The following appeared on http://www.universalsports.com/:
Do not even dream of winning both the Giro d'Italia and the Tour de France -- unless you are Superman or Alberto Contador.
Contador, Andy Schleck and Lance Armstrong are sitting out this year's Giro, the podium finishers in last year's Tour de France opting to save themselves for the world's greatest stage race.
"Cycling as a whole is much more specific than it was 30 years ago," Garmin-Transitions manager Jonathan Vaughters told Reuters.
"Thirty years ago, all top riders would take part in all the races and it was eventually a competition of endurance. If you do this today, you're up against rivals who are 100 per cent fresh and you can only be mediocre during the entire season.
"Cycling is going the way of other (individual) sports. You don't compete 120 days a year."
Many riders ride the Giro and Tour in the same year but they cannot expect to win both races.
"The only one I can think of is Alberto Contador," said Vaughters.
Twice Tour champion Contador took part in the 2008 Giro -- and won it -- only because his Astana team had been left out of the Tour de France because of their doping record.
Last year, seven-times Tour de France champion Armstrong started the event in his comeback year, but only to prepare for the Tour.
Italian Marco Pantani was the last rider to achieve the Giro-Tour double, in 1998.
"With all the repercussions a Tour victory can have, it is hard for a rider to take the chance to lose out on a Tour title for a Giro win," Astana manager Yvon Sanquer told Reuters.
Fausto Coppi, Jacques Anquetil, Eddy Merckx, Bernard Hinault, Stephen Roche and Miguel Indurain were the only other riders to achieve the Giro-Tour double.

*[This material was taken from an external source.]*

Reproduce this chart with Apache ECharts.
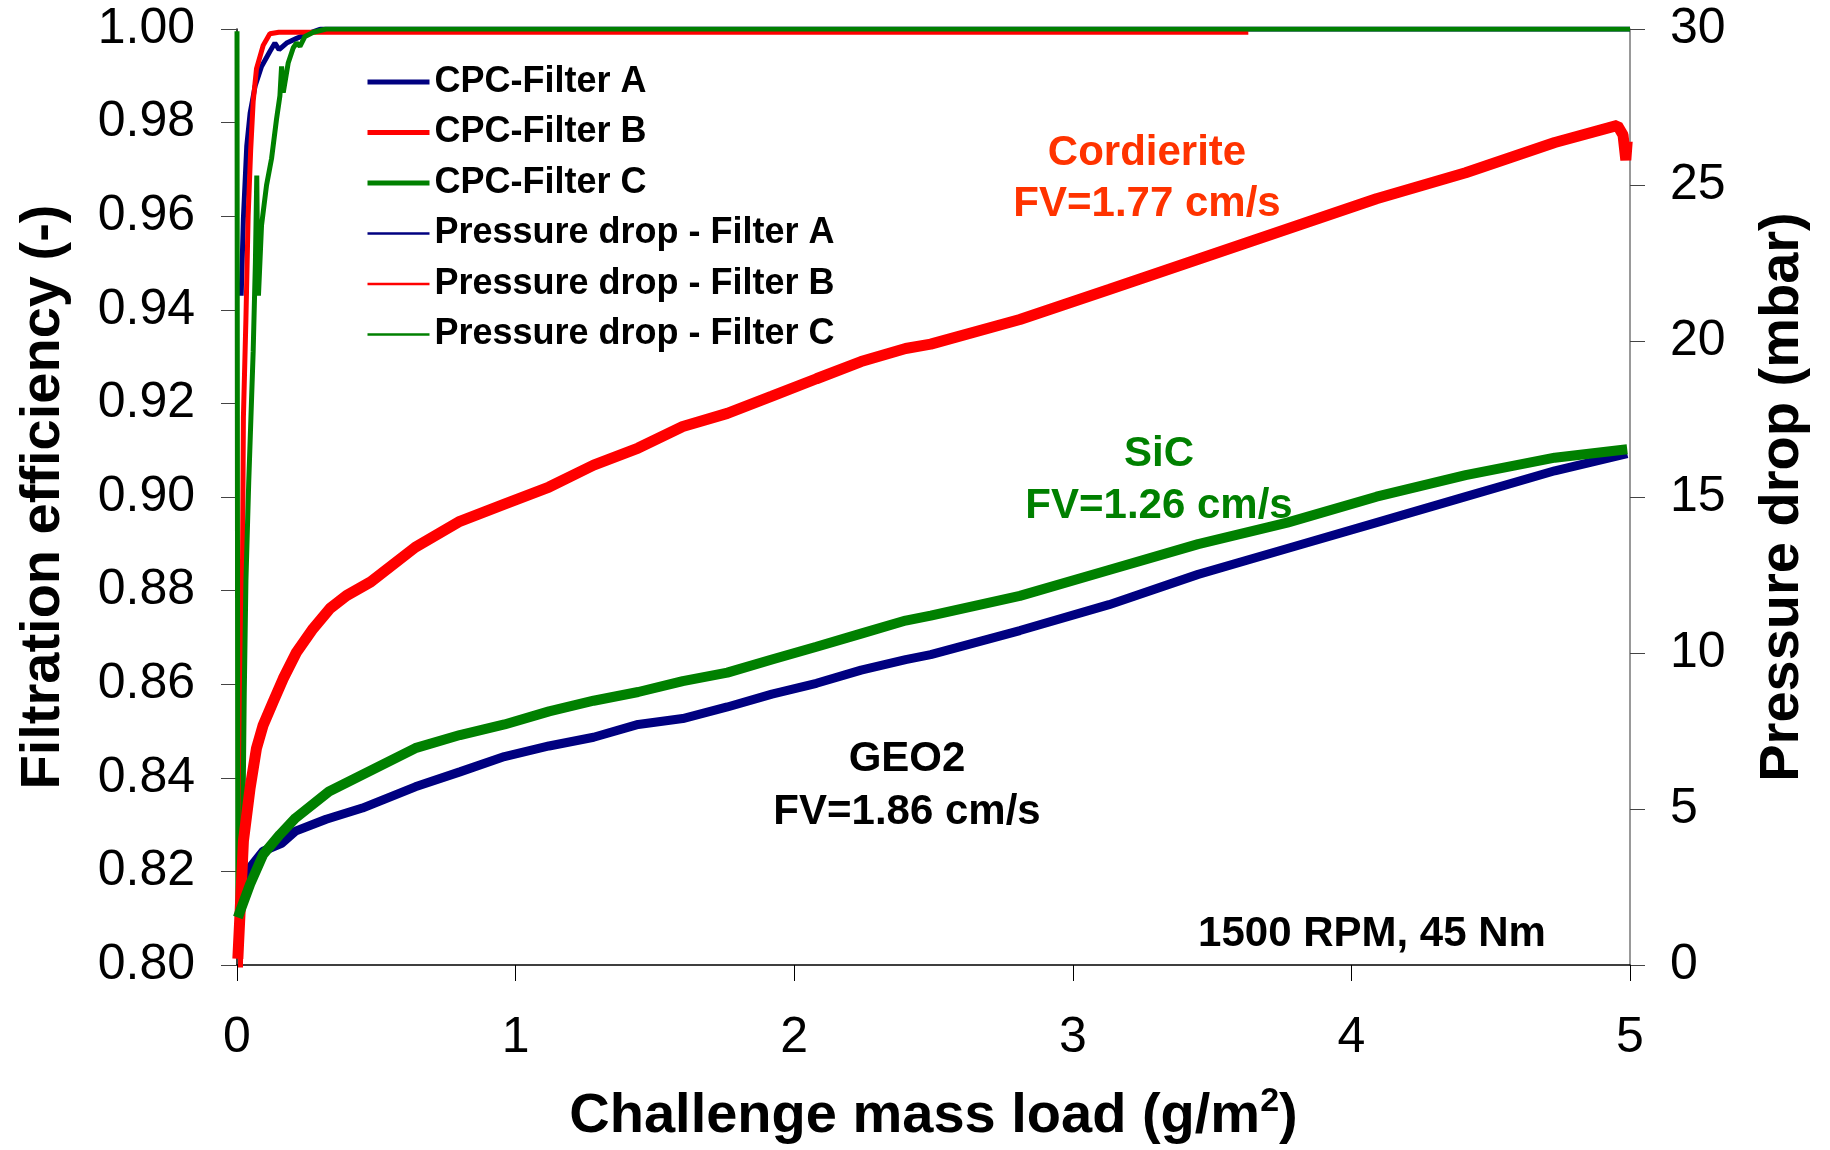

"Only a great champion can do it," said Sanquer. "But it takes a great leader and also a great team to back him on those two races."
With only a month between the end of the Giro and the start of the Tour de France, recuperation is a major problem.
"You can think about it, dream about it but the organisation needs to be perfect," Sanquer explained. "It is extremely demanding, psychologically and physically, more than before."
Russian Denis Menchov went for the double last year. He won the Giro but quickly dropped out of contention in the Tour de France and finished 51st overall.
"Riding a Giro-Tour double is one thing, to win both is another," said Sanquer.
But the Giro remains a great challenge with tough climbs and beautiful surroundings, according to those involved in the three-week race.
"Winning the Giro d'Italia is never easy whatever the group of riders. This year the race won't be lacking in champions even without Contador, Armstrong, Andy Schleck, 2009 winner Menchov," Italian Damiano Cunego told Reuters.
"It's enough to think of world champion Evans, Sastre, Wiggins, Basso, Bruseghin, Garzelli, Scarponi.
"Whoever is at the Giro will still have great motivation and for this reason I believe the level of the race is still very high."